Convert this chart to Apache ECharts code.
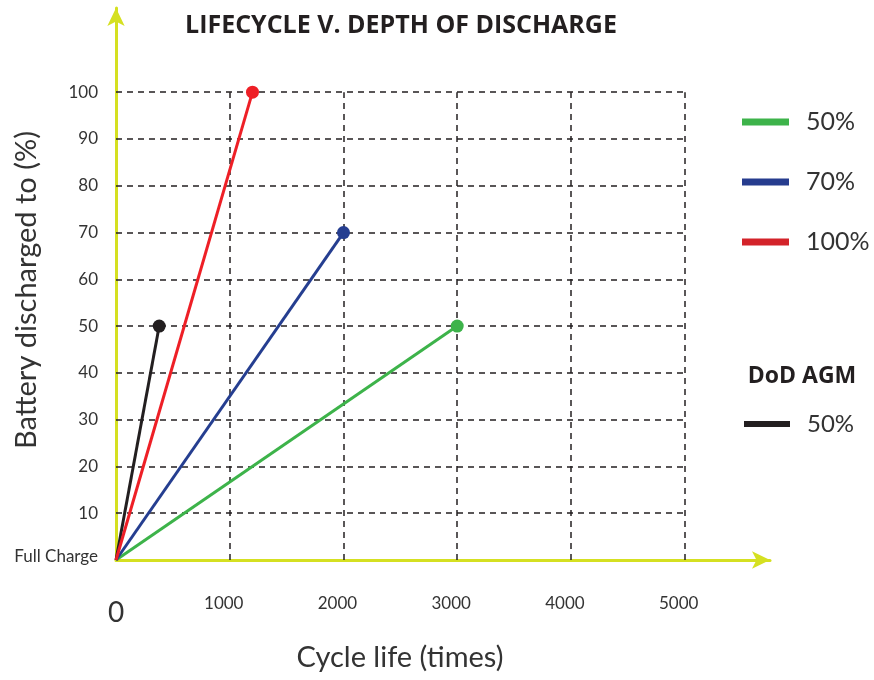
<!DOCTYPE html>
<html>
<head>
<meta charset="utf-8">
<script src="https://cdn.jsdelivr.net/npm/echarts@6/dist/echarts.min.js"></script>
<style>
html,body{margin:0;padding:0;background:#fff;}
#c{width:874px;height:680px;}
</style>
</head>
<body>
<div id="c"></div>
<script>
// ---- data ----
const xTicks = [0, 1000, 2000, 3000, 4000, 5000];
const yTicks = [0, 10, 20, 30, 40, 50, 60, 70, 80, 90, 100];
const seriesNames = ['50%', '70%', '100%', 'AGM 50%'];
const green50 = [[0, 0], [3000, 50]];
const blue70 = [[0, 0], [2000, 70]];
const red100 = [[0, 0], [1200, 100]];
const black50 = [[0, 0], [380, 50]];
const seriesColors = ['#3db34a', '#253e90', '#ee1f26', '#231f20'];
const legendColors = ['#3db34a', '#263c8e', '#d3232a', '#231f20'];

const FONT = 'Lato';
const FONT2 = '"Open Sans"';
const gridX = xTicks.filter(v => v > 0);
const gridY = yTicks.filter(v => v > 0);
const xMaxGrid = xTicks[xTicks.length - 1];
const yMaxGrid = yTicks[yTicks.length - 1];

const gridLinesData = [];
gridY.forEach(v => gridLinesData.push({coords: [[0, v], [xMaxGrid, v]]}));
gridX.forEach(v => gridLinesData.push({coords: [[v, 0], [v, yMaxGrid]]}));

function mk(name, data, color) {
  return {
    name: name,
    type: 'line',
    data: data.map((p, i) => i === 0 ? {value: p, symbol: 'none'} : {value: p}),
    symbol: 'circle',
    symbolSize: 13,
    color: color,
    lineStyle: {width: 3, color: color},
    itemStyle: {color: color},
    z: 5
  };
}

const chart = echarts.init(document.getElementById('c'), null, {renderer: 'canvas'});
const axisColor = '#d5e021';
chart.setOption({
  animation: false,
  textStyle: {fontFamily: FONT},
  grid: {left: 116, top: 8, right: 104, bottom: 120, containLabel: false},
  xAxis: {
    type: 'value', min: 0, max: 5750, interval: 1000,
    axisLine: {show: true, onZero: false, symbol: ['none', 'arrow'], symbolSize: [13, 18],
      lineStyle: {color: axisColor, width: 3}},
    axisTick: {show: false},
    splitLine: {show: false},
    axisLabel: {
      margin: 35, color: '#333', fontSize: 17, fontFamily: FONT,
      formatter: v => xTicks.indexOf(v) < 0 ? '' : (v === 0 ? '{z|0}' : '{n|' + v + '}'),
      rich: {
        z: {fontSize: 28, color: '#333', fontFamily: FONT, padding: [4, 0, 0, 0]},
        n: {fontSize: 17, color: '#333', fontFamily: FONT, padding: [0, 12, 0, 0]}
      }
    }
  },
  yAxis: {
    type: 'value', min: 0, max: 118, interval: 10,
    axisLine: {show: true, onZero: false, symbol: ['none', 'arrow'], symbolSize: [13, 18],
      lineStyle: {color: axisColor, width: 3}},
    axisTick: {show: false},
    splitLine: {show: false},
    axisLabel: {
      margin: 18, color: '#333', fontSize: 17, fontFamily: FONT,
      formatter: v => yTicks.indexOf(v) < 0 ? '' : (v === 0 ? '{f|Full Charge}' : String(v)),
      rich: {f: {fontSize: 17, color: '#333', fontFamily: FONT, padding: [0, 0, 6, 0]}}
    }
  },
  legend: [
    {
      data: seriesNames.slice(0, 3).map((n, i) => ({name: n, icon: 'rect', itemStyle: {color: legendColors[i]}})),
      orient: 'vertical', left: 742, top: 107, padding: 0,
      itemWidth: 47, itemHeight: 7, itemGap: 30,
      textStyle: {fontSize: 25, color: '#333', fontFamily: FONT, lineHeight: 30, padding: [0, 0, 0, 12]},
      selectedMode: false
    },
    {
      data: [{name: seriesNames[3], icon: 'rect', itemStyle: {color: legendColors[3]}}],
      orient: 'vertical', left: 744, top: 409, padding: 0,
      itemWidth: 46, itemHeight: 6,
      formatter: n => n.replace('AGM ', ''),
      textStyle: {fontSize: 24, color: '#333', fontFamily: FONT, lineHeight: 30, padding: [0, 0, 0, 12]},
      selectedMode: false
    }
  ],
  graphic: [
    {type: 'text', x: 401, y: 26, style: {text: 'LIFECYCLE V. DEPTH OF DISCHARGE', font: 'bold 25px ' + FONT2,
      fill: '#231f20', textAlign: 'center', textVerticalAlign: 'middle'}},
    {type: 'text', x: 400, y: 658, style: {text: 'Cycle life (times)', font: '29px ' + FONT,
      fill: '#333', textAlign: 'center', textVerticalAlign: 'middle'}},
    {type: 'text', x: 27, y: 290, rotation: Math.PI / 2, style: {text: 'Battery discharged to (%)', font: '29px ' + FONT,
      fill: '#333', textAlign: 'center', textVerticalAlign: 'middle'}},
    {type: 'text', x: 802, y: 376, style: {text: 'DoD AGM', font: 'bold 23px ' + FONT2,
      fill: '#231f20', textAlign: 'center', textVerticalAlign: 'middle'}}
  ],
  series: [
    {
      name: 'grid', type: 'lines', coordinateSystem: 'cartesian2d', silent: true, z: 1,
      lineStyle: {color: '#231f20', width: 1.5, type: [6, 5], opacity: 1},
      data: gridLinesData
    },
    mk(seriesNames[0], green50, seriesColors[0]),
    mk(seriesNames[1], blue70, seriesColors[1]),
    mk(seriesNames[3], black50, seriesColors[3]),
    mk(seriesNames[2], red100, seriesColors[2])
  ]
});
</script>
</body>
</html>
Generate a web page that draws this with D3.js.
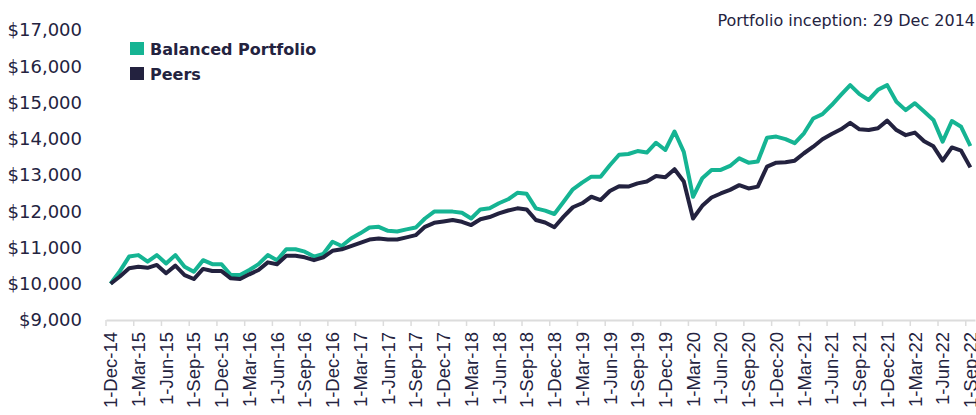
<!DOCTYPE html>
<html>
<head>
<meta charset="utf-8">
<script src="https://cdn.jsdelivr.net/npm/d3@7"></script>
<style>
  body { margin: 0; background: #fff; }
  svg text { fill: #24233f; }
</style>
</head>
<body>
<div id="chart"></div>
<script>
// monthly values, Dec 2014 .. Sep 2022
const startMonth = new Date(2014, 11, 1);
const monthCount = 94;

const balanced = [
  10000, 10350, 10750, 10790, 10610, 10790, 10560, 10790, 10470, 10330,
  10650, 10540, 10540, 10240, 10240, 10380, 10540, 10790, 10650, 10950,
  10950, 10885, 10750, 10820, 11160, 11040, 11250, 11390, 11550, 11570,
  11460, 11440, 11500, 11550, 11800, 11990, 11990, 11990, 11960, 11800,
  12050, 12080, 12220, 12330, 12510, 12480, 12080, 12016, 11924, 12264,
  12605, 12789, 12954, 12954, 13270, 13560, 13580, 13660, 13620, 13890,
  13690, 14200, 13640, 12400, 12910, 13140, 13140, 13250, 13460, 13340,
  13370, 14030, 14060, 13990, 13880, 14150, 14560, 14680, 14930, 15210,
  15480, 15230, 15070, 15350, 15480, 15020, 14790, 14980, 14750, 14520,
  13920, 14490, 14330, 13800
];

const peers = [
  10000, 10200, 10430, 10470, 10440, 10520, 10290, 10500, 10240, 10130,
  10410, 10350, 10350, 10150, 10130, 10260, 10380, 10590, 10540, 10770,
  10770, 10730, 10650, 10730, 10910, 10950, 11040, 11130, 11220, 11250,
  11220, 11220, 11280, 11340, 11570, 11680, 11720, 11760, 11710, 11620,
  11780, 11840, 11940, 12020, 12080, 12050, 11760, 11690, 11560, 11850,
  12110, 12220, 12400, 12310, 12560, 12690, 12680, 12770, 12820, 12970,
  12940, 13160, 12820, 11800, 12150, 12380, 12490, 12590, 12720, 12630,
  12680, 13230, 13340, 13350, 13395, 13600, 13780, 13985, 14130, 14260,
  14440, 14260, 14240, 14290, 14500, 14240, 14100, 14170, 13930, 13790,
  13395, 13760, 13670, 13210
];

const yTicks = [9000, 10000, 11000, 12000, 13000, 14000, 15000, 16000, 17000];
const seriesNames = ["Balanced Portfolio", "Peers"];
const seriesColors = ["#15b493", "#23223f"];
const noteText = "Portfolio inception: 29 Dec 2014";

const months = d3.timeMonth.range(startMonth, d3.timeMonth.offset(startMonth, monthCount));

const width = 976, height = 415;
const svg = d3.select("#chart").append("svg")
    .attr("width", width)
    .attr("height", height);

const x = d3.scaleBand()
    .domain(months)
    .range([106, 975])
    .padding(0);

const y = d3.scaleLinear()
    .domain([9000, 17000])
    .range([320, 30]);

// y labels
svg.append("g")
  .selectAll("text")
  .data(yTicks)
  .join("text")
    .attr("x", 82)
    .attr("y", d => y(d))
    .attr("dy", "0.35em")
    .attr("text-anchor", "end")
    .style("font-family", "DejaVu Sans")
    .style("font-size", "18px")
    .text(d => "$" + d3.format(",")(d));

// x axis
const bw = x.bandwidth();
const xAxis = svg.append("g")
    .attr("transform", "translate(0,320)")
    .call(d3.axisBottom(x)
      .tickValues(months.filter((d, i) => i % 3 === 0))
      .tickSize(6)
      .tickSizeOuter(0)
      .tickFormat(d3.timeFormat("%-d-%b-%y")));

xAxis.select(".domain").attr("stroke", "#dcdcdc").attr("stroke-width", 2);
xAxis.selectAll(".tick line")
    .attr("stroke", "#dcdcdc")
    .attr("stroke-width", 1.5)
    .attr("x1", -bw / 2)
    .attr("x2", -bw / 2);
xAxis.selectAll(".tick text")
    .attr("fill", null)
    .style("font-family", "Liberation Sans")
    .style("font-size", "18.5px")
    .attr("text-anchor", "end")
    .attr("transform", "rotate(-90)")
    .attr("x", -12)
    .attr("y", 0)
    .attr("dy", "0.36em");

// lines
const line = d3.line()
    .x((d, i) => x(months[i]) + bw / 2)
    .y(d => y(d));

[balanced, peers].forEach((s, k) => {
  svg.append("path")
    .datum(s)
    .attr("fill", "none")
    .attr("stroke", seriesColors[k])
    .attr("stroke-width", 4)
    .attr("stroke-linejoin", "round")
    .attr("d", line);
});

// legend
const legend = svg.append("g");
seriesNames.forEach((name, k) => {
  legend.append("rect")
    .attr("x", 130)
    .attr("y", 42 + k * 25)
    .attr("width", 14)
    .attr("height", 13)
    .attr("fill", seriesColors[k]);
  legend.append("text")
    .attr("x", 150)
    .attr("y", 55 + k * 25)
    .style("font-family", "DejaVu Sans")
    .style("font-weight", "bold")
    .style("font-size", "16px")
    .text(name);
});

svg.append("text")
  .attr("x", 975)
  .attr("y", 26)
  .attr("text-anchor", "end")
  .style("font-family", "DejaVu Sans")
  .style("font-size", "16px")
  .text(noteText);
</script>
</body>
</html>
───
Problem requirements:
Reproduce exactly the lines above starting at the line containing "Generate a web" and ending at the line containing "const monthCount = 94;", including both, but not the pictures.

Exercise solution:
Generate a web page that draws this with D3.js.
<!DOCTYPE html>
<html>
<head>
<meta charset="utf-8">
<script src="https://cdn.jsdelivr.net/npm/d3@7"></script>
<style>
  body { margin: 0; background: #fff; }
  svg text { fill: #24233f; }
</style>
</head>
<body>
<div id="chart"></div>
<script>
// monthly values, Dec 2014 .. Sep 2022
const startMonth = new Date(2014, 11, 1);
const monthCount = 94;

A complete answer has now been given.